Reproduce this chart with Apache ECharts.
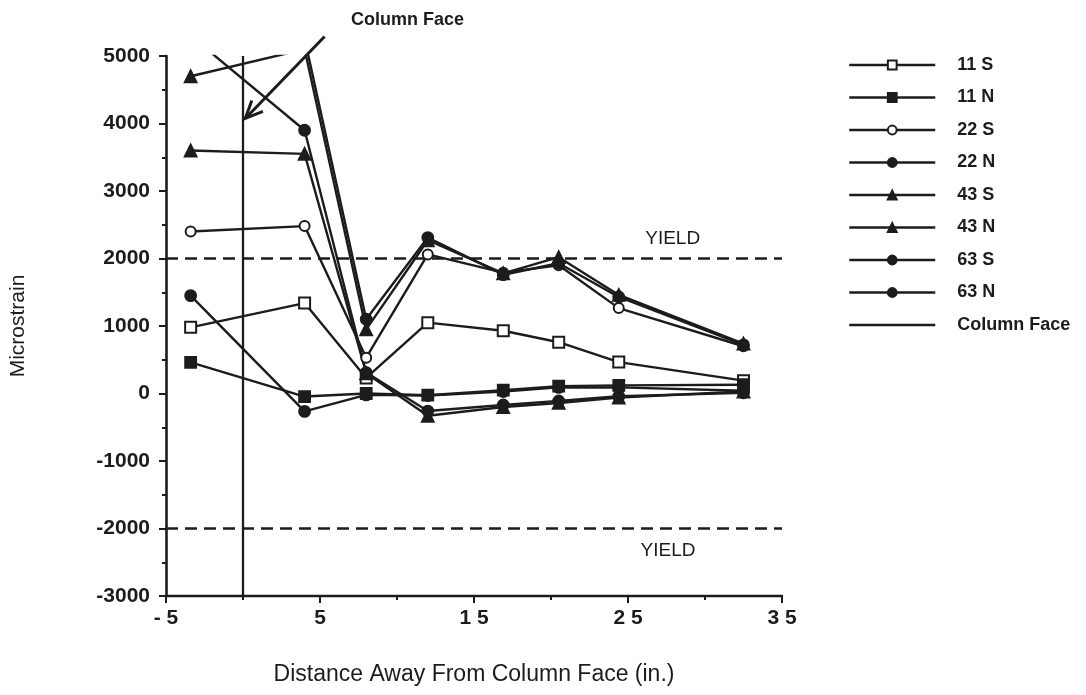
<!DOCTYPE html>
<html>
<head>
<meta charset="utf-8">
<script src="https://cdn.jsdelivr.net/npm/echarts@6/dist/echarts.min.js"></script>
<style>
  html, body { margin: 0; padding: 0; background: #ffffff; }
  #chart { width: 1086px; height: 695px; }
</style>
</head>
<body>
<div id="chart"></div>
<script>
// Gauge locations along the beam (in. from the column face)
const distance = [-3.4, 4, 8, 12, 16.9, 20.5, 24.4, 32.5];

// Measured strains (microstrain) at each gauge location
const s11S = [980, 1340, 230, 1050, 930, 760, 465, 190];
const s11N = [460, -45, 0, -25, 50, 110, 120, 130];
const s22S = [2400, 2480, 530, 2060, 1790, 1900, 1265, 700];
const s22N = [1450, -265, -20, -30, 30, 90, 90, 40];
const s43S = [4700, 5100, 950, 2270, 1780, 2020, 1460, 740];
const s43N = [3600, 3550, 300, -330, -200, -140, -60, 30];
const s63S = [5300, 3900, 310, -260, -170, -110, -40, 10];
const s63N = [5600, 5260, 1100, 2310, 1760, 1930, 1430, 720];

// Column face position and the yield strain limits
const columnFaceX = [0, 0];
const columnFaceY = [-3000, 5000];
const yieldStrain = [2000, -2000];
const yieldLabelX = [27.9, 27.6];

// Axis tick labels
const xTickValues = [-5, 5, 15, 25, 35];
const xTickText = ['- 5', '5', '1 5', '2 5', '3 5'];

// Annotation arrow pointing at the column face (data units: start, tip)
const arrowStart = [5.3, 5290];
const arrowTip = [0.15, 4075];

const FONT = '"Liberation Sans", Arial, Helvetica, sans-serif';
const NARROW = '"Liberation Sans Narrow", "Liberation Sans", Arial, sans-serif';
const INK = '#1c1c1c';

const pairs = (values) => distance.map((d, i) => [d, values[i]]);

const gauges = [
  { name: '11 S', values: s11S, symbol: 'emptyRect', size: 11 },
  { name: '11 N', values: s11N, symbol: 'rect', size: 11 },
  { name: '22 S', values: s22S, symbol: 'emptyCircle', size: 10 },
  { name: '22 N', values: s22N, symbol: 'circle', size: 11 },
  { name: '43 S', values: s43S, symbol: 'triangle', size: 12 },
  { name: '43 N', values: s43N, symbol: 'triangle', size: 12 },
  { name: '63 S', values: s63S, symbol: 'circle', size: 11 },
  { name: '63 N', values: s63N, symbol: 'circle', size: 11 }
];

const series = gauges.map(g => ({
  name: g.name,
  type: 'line',
  data: pairs(g.values),
  symbol: g.symbol,
  symbolSize: g.size,
  showAllSymbol: true,
  clip: true,
  lineStyle: { color: INK, width: 2.4 },
  itemStyle: { color: INK, borderColor: INK, borderWidth: 1.8 },
  emphasis: { disabled: true },
  z: 3
}));

series.push({
  name: 'Column Face',
  type: 'line',
  data: columnFaceX.map((x, i) => [x, columnFaceY[i]]),
  symbol: 'none',
  lineStyle: { color: INK, width: 2.3 },
  itemStyle: { color: INK },
  emphasis: { disabled: true },
  z: 2
});

yieldStrain.forEach((y, i) => {
  series.push({
    name: 'yield' + i,
    type: 'line',
    data: [[-5, y], [35, y]],
    symbol: 'none',
    lineStyle: { color: INK, width: 2.5, type: [12, 7] },
    emphasis: { disabled: true },
    z: 1,
    markPoint: {
      symbol: 'circle',
      symbolSize: 0,
      silent: true,
      data: [{
        coord: [yieldLabelX[i], y],
        label: {
          show: true,
          formatter: 'YIELD',
          position: y > 0 ? 'top' : 'bottom',
          distance: y > 0 ? 10 : 13,
          color: INK,
          fontFamily: NARROW,
          fontSize: 19
        }
      }]
    }
  });
});

const legendNames = gauges.map(g => ({ name: g.name }));
legendNames.push({
  name: 'Column Face',
  itemStyle: { color: 'rgba(0,0,0,0)', borderColor: 'rgba(0,0,0,0)', borderWidth: 0 }
});

const chart = echarts.init(document.getElementById('chart'), null, { renderer: 'canvas' });

chart.setOption({
  animation: false,
  backgroundColor: '#ffffff',
  title: {
    text: 'Column Face',
    left: 346,
    top: 6,
    textStyle: { fontFamily: FONT, fontSize: 18, fontWeight: 'bold', color: INK }
  },
  grid: { left: 163, right: 304, top: 56, bottom: 99, containLabel: false },
  legend: {
    data: legendNames,
    orient: 'vertical',
    left: 843,
    top: 50,
    itemWidth: 86,
    itemHeight: 11,
    itemGap: 12.5,
    selectedMode: false,
    lineStyle: { width: 2.5 },
    textStyle: {
      fontFamily: FONT, fontSize: 18, fontWeight: 'bold', color: INK, lineHeight: 20,
      padding: [0, 0, 0, 17]
    }
  },
  xAxis: {
    type: 'value',
    min: -5,
    max: 35,
    interval: 10,
    name: 'Distance Away From Column Face (in.)',
    nameLocation: 'middle',
    nameGap: 67,
    nameTextStyle: { fontFamily: FONT, fontSize: 23, color: INK },
    axisLine: { show: true, onZero: false, lineStyle: { color: INK, width: 2.4 } },
    axisTick: { show: true, inside: false, length: 7, lineStyle: { color: INK, width: 2 } },
    minorTick: { show: true, splitNumber: 2, length: 4, lineStyle: { color: INK, width: 2 } },
    splitLine: { show: false },
    minorSplitLine: { show: false },
    axisLabel: {
      margin: 12,
      fontFamily: FONT, fontSize: 21, fontWeight: 'bold', color: INK,
      formatter: (v) => {
        const k = xTickValues.indexOf(v);
        return k >= 0 ? xTickText[k] : '';
      }
    }
  },
  yAxis: {
    type: 'value',
    min: -3000,
    max: 5000,
    interval: 1000,
    name: 'Microstrain',
    nameLocation: 'middle',
    nameRotate: 90,
    nameGap: 137,
    nameTextStyle: { fontFamily: FONT, fontSize: 21, color: INK },
    axisLine: { show: true, onZero: false, lineStyle: { color: INK, width: 2.6 } },
    axisTick: { show: true, inside: false, length: 7, lineStyle: { color: INK, width: 2 } },
    minorTick: { show: true, splitNumber: 2, length: 4, lineStyle: { color: INK, width: 2 } },
    splitLine: { show: false },
    minorSplitLine: { show: false },
    axisLabel: {
      margin: 16, fontFamily: FONT, fontSize: 21, fontWeight: 'bold', color: INK,
      formatter: (v) => String(v)
    }
  },
  series: series
});

// Arrow from the "Column Face" caption down to the column face line
function drawArrow() {
  const p0 = chart.convertToPixel({ gridIndex: 0 }, arrowStart);
  const p1 = chart.convertToPixel({ gridIndex: 0 }, arrowTip);
  const ang = Math.atan2(p0[1] - p1[1], p0[0] - p1[0]);
  const len = 19, spread = 0.42;
  const b1 = [p1[0] + len * Math.cos(ang + spread), p1[1] + len * Math.sin(ang + spread)];
  const b2 = [p1[0] + len * Math.cos(ang - spread), p1[1] + len * Math.sin(ang - spread)];
  chart.setOption({
    graphic: [
      {
        type: 'line', silent: true, z: 10,
        shape: { x1: p0[0], y1: p0[1], x2: p1[0], y2: p1[1] },
        style: { stroke: INK, lineWidth: 3 }
      },
      {
        type: 'polyline', silent: true, z: 10,
        shape: { points: [b1, p1, b2] },
        style: { stroke: INK, lineWidth: 3, fill: null }
      }
    ]
  });
}
drawArrow();
</script>
</body>
</html>
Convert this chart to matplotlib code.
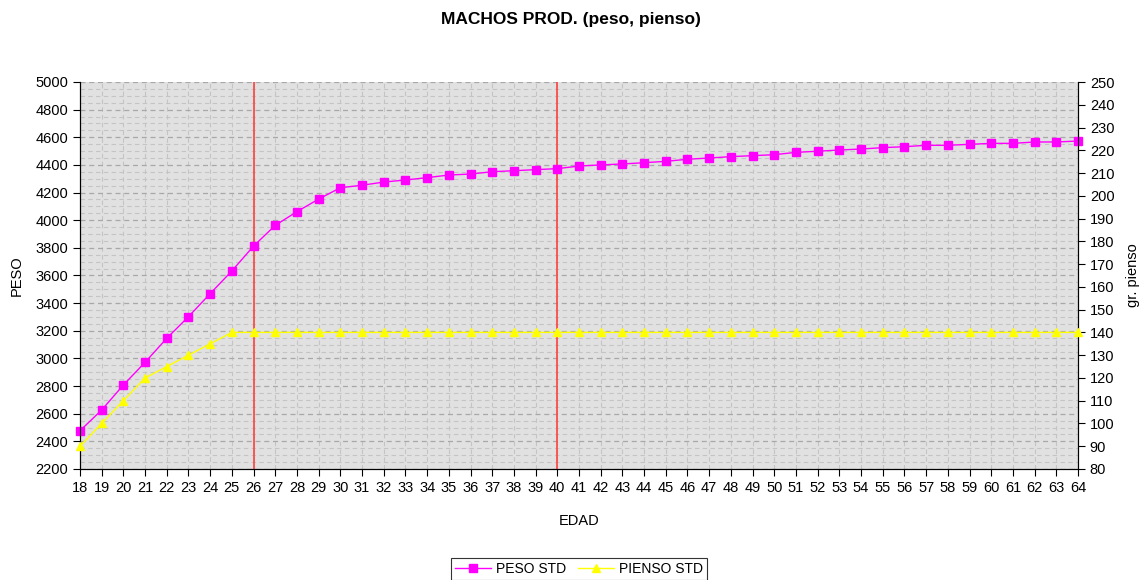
import matplotlib
matplotlib.use('Agg')
import matplotlib.pyplot as plt
import numpy as np
from matplotlib.ticker import MultipleLocator

plt.rcParams['font.family'] = ['Liberation Sans', 'DejaVu Sans']

# data
edad = list(range(18, 65))
peso_std = [2477, 2627, 2808, 2972, 3146, 3302, 3469, 3633, 3813, 3963,
            4062, 4153, 4235, 4253, 4276, 4291, 4308, 4327, 4334, 4351,
            4358, 4366, 4373, 4392, 4400, 4407, 4416, 4426, 4441, 4450,
            4460, 4467, 4474, 4491, 4499, 4508, 4515, 4525, 4532, 4542,
            4542, 4549, 4556, 4556, 4566, 4566, 4573]
pienso_std = [90, 100, 110, 120, 125, 130, 135, 140] + [140] * 39
marcas = [26, 40]

fig = plt.figure(figsize=(11.42, 5.8), dpi=100)
ax = fig.add_axes([80 / 1142, 1 - 469 / 580, 998 / 1142, 387 / 580])
ax2 = ax.twinx()

ax.set_facecolor('#e1e1e1')
ax.set_xlim(18, 64)
ax.set_ylim(2200, 5000)
ax2.set_ylim(80, 250)

ax.yaxis.set_major_locator(MultipleLocator(200))
ax.yaxis.set_minor_locator(MultipleLocator(50))
ax.xaxis.set_major_locator(MultipleLocator(1))
ax2.yaxis.set_major_locator(MultipleLocator(10))

ax.grid(True, which='major', axis='y', color='#a8a8a8', linestyle=(0, (4, 3)), linewidth=0.9)
ax.grid(True, which='minor', axis='y', color='#c4c4c4', linestyle=(0, (4, 3)), linewidth=0.8)
ax.grid(True, which='major', axis='x', color='#c4c4c4', linestyle=(0, (4, 3)), linewidth=0.8)
ax.set_axisbelow(True)

for e in marcas:
    ax.axvline(e, color='#ff4040', linewidth=1.2, zorder=3)

l1, = ax.plot(edad, peso_std, color='#ff00ff', marker='s', markersize=5.5,
              linewidth=1, label='PESO STD', zorder=4, clip_on=False)
l2, = ax2.plot(edad, pienso_std, color='#ffff00', marker='^', markersize=5.5,
               linewidth=1, label='PIENSO STD', zorder=4, clip_on=False)

for a in (ax, ax2):
    a.spines['top'].set_visible(False)
    for s in ('left', 'right', 'bottom'):
        a.spines[s].set_color('black')
ax.tick_params(axis='both', which='major', direction='out', length=5, labelsize=10.5, colors='black')
ax.tick_params(axis='y', which='minor', length=0)
ax2.tick_params(axis='y', direction='out', length=5, labelsize=10.5)

ax.set_xlabel('EDAD', fontsize=10.5, labelpad=14)
ax.set_ylabel('PESO', fontsize=10.5, labelpad=8)
ax2.set_ylabel('gr. pienso', fontsize=10.5, rotation=90, labelpad=8)

fig.suptitle('MACHOS PROD. (peso, pienso)', fontsize=12.5, fontweight='bold', y=0.98)

leg = fig.legend(handles=[l1, l2], loc='lower center', bbox_to_anchor=(0.507, -0.012),
                 ncol=2, fontsize=10, frameon=True, fancybox=False, edgecolor='black',
                 handlelength=2.6, columnspacing=0.8, handletextpad=0.4, borderpad=0.3)
leg.get_frame().set_linewidth(0.8)

fig.savefig('out.png', dpi=100)
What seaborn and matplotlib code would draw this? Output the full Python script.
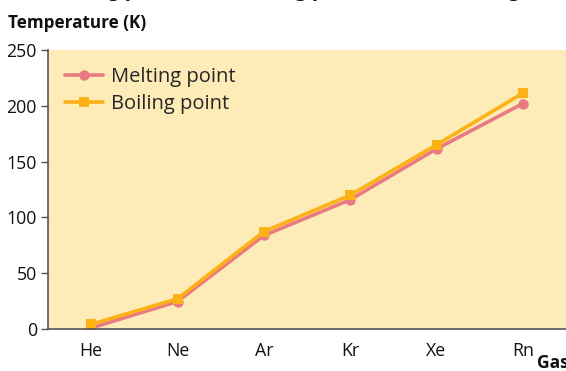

=-=-=

** CHALLENGE **
From the records above, give again only the part that opens with the line containing "Convert this chart to matplotlib code." and closes with the line containing "marcas = [26, 40]". Keep both ends but drop the pictures.

** FULL OUTPUT **
Convert this chart to matplotlib code.
import matplotlib
matplotlib.use('Agg')
import matplotlib.pyplot as plt
import numpy as np
from matplotlib.ticker import MultipleLocator

plt.rcParams['font.family'] = ['Liberation Sans', 'DejaVu Sans']

# data
edad = list(range(18, 65))
peso_std = [2477, 2627, 2808, 2972, 3146, 3302, 3469, 3633, 3813, 3963,
            4062, 4153, 4235, 4253, 4276, 4291, 4308, 4327, 4334, 4351,
            4358, 4366, 4373, 4392, 4400, 4407, 4416, 4426, 4441, 4450,
            4460, 4467, 4474, 4491, 4499, 4508, 4515, 4525, 4532, 4542,
            4542, 4549, 4556, 4556, 4566, 4566, 4573]
pienso_std = [90, 100, 110, 120, 125, 130, 135, 140] + [140] * 39
marcas = [26, 40]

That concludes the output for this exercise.